[Records with drawing code]
━━━

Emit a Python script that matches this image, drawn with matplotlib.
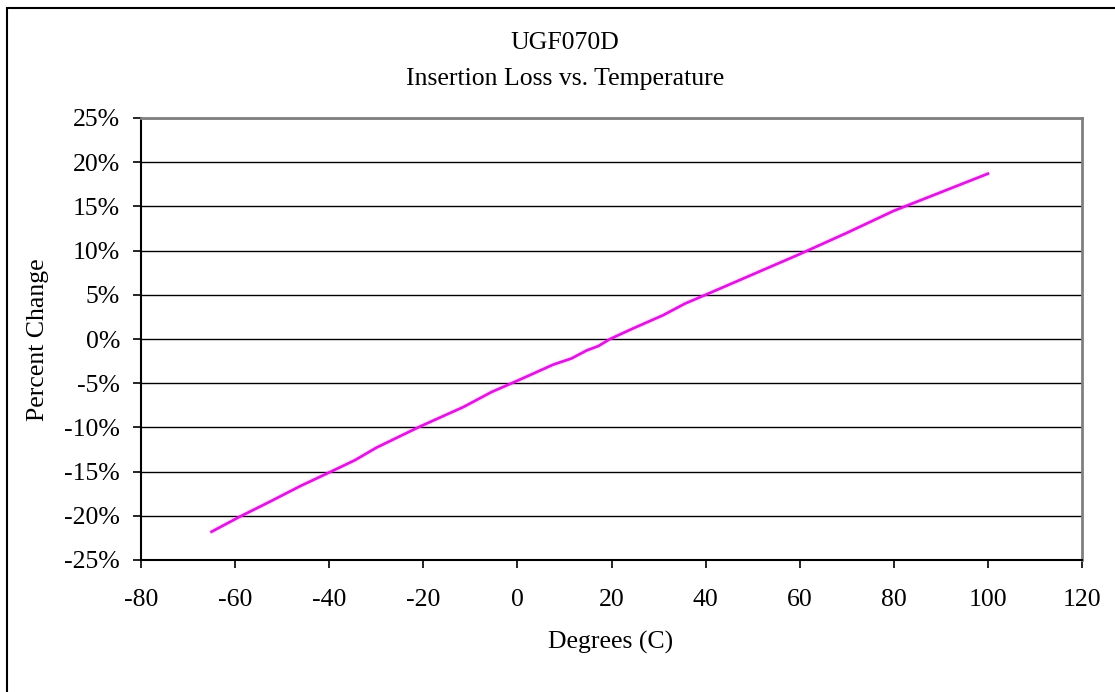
import matplotlib.pyplot as plt
from matplotlib.patches import Rectangle
from matplotlib.ticker import FuncFormatter

# donnees
temperature = [-65, -59, -52.6, -46, -40, -34.5, -30, -20.7, -11.5, -5.5, 0.5, 7.6,
               11.5, 14.7, 17.2, 19.7, 24.6, 31, 35.6, 40, 50, 60, 70, 80, 90, 100]
percent_change = [-21.8, -20.1, -18.4, -16.6, -15.1, -13.7, -12.3, -9.9, -7.7, -6.0, -4.6, -2.9,
                  -2.2, -1.3, -0.8, 0.0, 1.2, 2.7, 4.0, 5.0, 7.3, 9.6, 12.0, 14.5, 16.6, 18.7]
x_ticks = [-80, -60, -40, -20, 0, 20, 40, 60, 80, 100, 120]
y_ticks = [-25, -20, -15, -10, -5, 0, 5, 10, 15, 20, 25]

W, H = 1115, 692
FS = 18.5
plt.rcParams['font.family'] = ['Liberation Serif', 'DejaVu Serif']
plt.rcParams['axes.unicode_minus'] = False
fig = plt.figure(figsize=(W / 100, H / 100), dpi=100)

# cadre exterieur (style Excel)
fig.patches.append(Rectangle((7 / W, -0.1), 1.2, 1 - 8 / H + 0.1, transform=fig.transFigure,
                             fill=False, edgecolor='black', linewidth=1.5))

ax = fig.add_axes([141 / W, 1 - 560 / H, (1082 - 141) / W, (560 - 118) / H])
ax.plot(temperature, percent_change, color='#FF00FF', linewidth=2.0)

ax.set_xlim(-80, 120)
ax.set_ylim(-25, 25)
ax.set_xticks(x_ticks)
ax.set_yticks(y_ticks)
ax.xaxis.set_major_formatter(FuncFormatter(lambda v, p: f'{v:.0f}'))
ax.yaxis.set_major_formatter(FuncFormatter(lambda v, p: f'{v:.0f}%'))
ax.grid(axis='y', color='black', linewidth=1.0)
ax.set_axisbelow(True)

for s in ['top', 'right']:
    ax.spines[s].set_color('#808080')
    ax.spines[s].set_linewidth(2)
for s in ['left', 'bottom']:
    ax.spines[s].set_color('black')
    ax.spines[s].set_linewidth(1.5)

ax.tick_params(axis='both', direction='out', length=6, width=1.2, labelsize=FS, colors='black')
ax.tick_params(axis='y', pad=9)
ax.tick_params(axis='x', pad=15)

fig.text(565 / W, 1 - 43 / H, 'UGF070D', ha='center', va='center', fontsize=FS)
fig.text(565 / W, 1 - 79 / H, 'Insertion Loss vs. Temperature', ha='center', va='center', fontsize=FS)
fig.text(38 / W, 1 - 340 / H, 'Percent Change', ha='center', va='center', rotation=90, fontsize=FS)
fig.text(611 / W, 1 - 642 / H, 'Degrees (C)', ha='center', va='center', fontsize=FS)

fig.savefig('out.png', dpi=100)
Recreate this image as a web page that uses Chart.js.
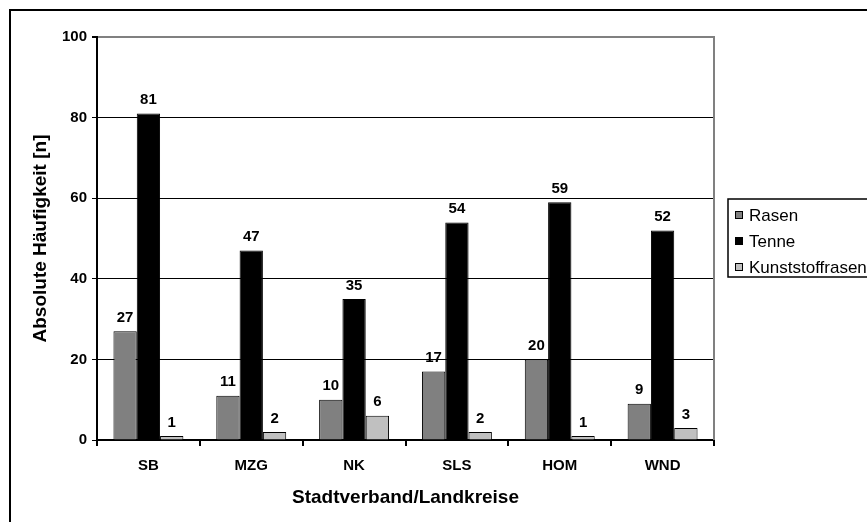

━━━

◆ THE PROBLEM
The data should be printed again unchanged; leave its pictures out.

◆ FINAL RESULT
Emit a Python script that matches this image, drawn with matplotlib.
import matplotlib.pyplot as plt
from matplotlib.patches import Rectangle
from matplotlib.ticker import FuncFormatter

# donnees
temperature = [-65, -59, -52.6, -46, -40, -34.5, -30, -20.7, -11.5, -5.5, 0.5, 7.6,
               11.5, 14.7, 17.2, 19.7, 24.6, 31, 35.6, 40, 50, 60, 70, 80, 90, 100]
percent_change = [-21.8, -20.1, -18.4, -16.6, -15.1, -13.7, -12.3, -9.9, -7.7, -6.0, -4.6, -2.9,
                  -2.2, -1.3, -0.8, 0.0, 1.2, 2.7, 4.0, 5.0, 7.3, 9.6, 12.0, 14.5, 16.6, 18.7]
x_ticks = [-80, -60, -40, -20, 0, 20, 40, 60, 80, 100, 120]
y_ticks = [-25, -20, -15, -10, -5, 0, 5, 10, 15, 20, 25]

W, H = 1115, 692
FS = 18.5
plt.rcParams['font.family'] = ['Liberation Serif', 'DejaVu Serif']
plt.rcParams['axes.unicode_minus'] = False
fig = plt.figure(figsize=(W / 100, H / 100), dpi=100)

# cadre exterieur (style Excel)
fig.patches.append(Rectangle((7 / W, -0.1), 1.2, 1 - 8 / H + 0.1, transform=fig.transFigure,
                             fill=False, edgecolor='black', linewidth=1.5))

ax = fig.add_axes([141 / W, 1 - 560 / H, (1082 - 141) / W, (560 - 118) / H])
ax.plot(temperature, percent_change, color='#FF00FF', linewidth=2.0)

ax.set_xlim(-80, 120)
ax.set_ylim(-25, 25)
ax.set_xticks(x_ticks)
ax.set_yticks(y_ticks)
ax.xaxis.set_major_formatter(FuncFormatter(lambda v, p: f'{v:.0f}'))
ax.yaxis.set_major_formatter(FuncFormatter(lambda v, p: f'{v:.0f}%'))
ax.grid(axis='y', color='black', linewidth=1.0)
ax.set_axisbelow(True)

for s in ['top', 'right']:
    ax.spines[s].set_color('#808080')
    ax.spines[s].set_linewidth(2)
for s in ['left', 'bottom']:
    ax.spines[s].set_color('black')
    ax.spines[s].set_linewidth(1.5)

ax.tick_params(axis='both', direction='out', length=6, width=1.2, labelsize=FS, colors='black')
ax.tick_params(axis='y', pad=9)
ax.tick_params(axis='x', pad=15)

fig.text(565 / W, 1 - 43 / H, 'UGF070D', ha='center', va='center', fontsize=FS)
fig.text(565 / W, 1 - 79 / H, 'Insertion Loss vs. Temperature', ha='center', va='center', fontsize=FS)
fig.text(38 / W, 1 - 340 / H, 'Percent Change', ha='center', va='center', rotation=90, fontsize=FS)
fig.text(611 / W, 1 - 642 / H, 'Degrees (C)', ha='center', va='center', fontsize=FS)

fig.savefig('out.png', dpi=100)
Recreate this image as a web page that uses Chart.js.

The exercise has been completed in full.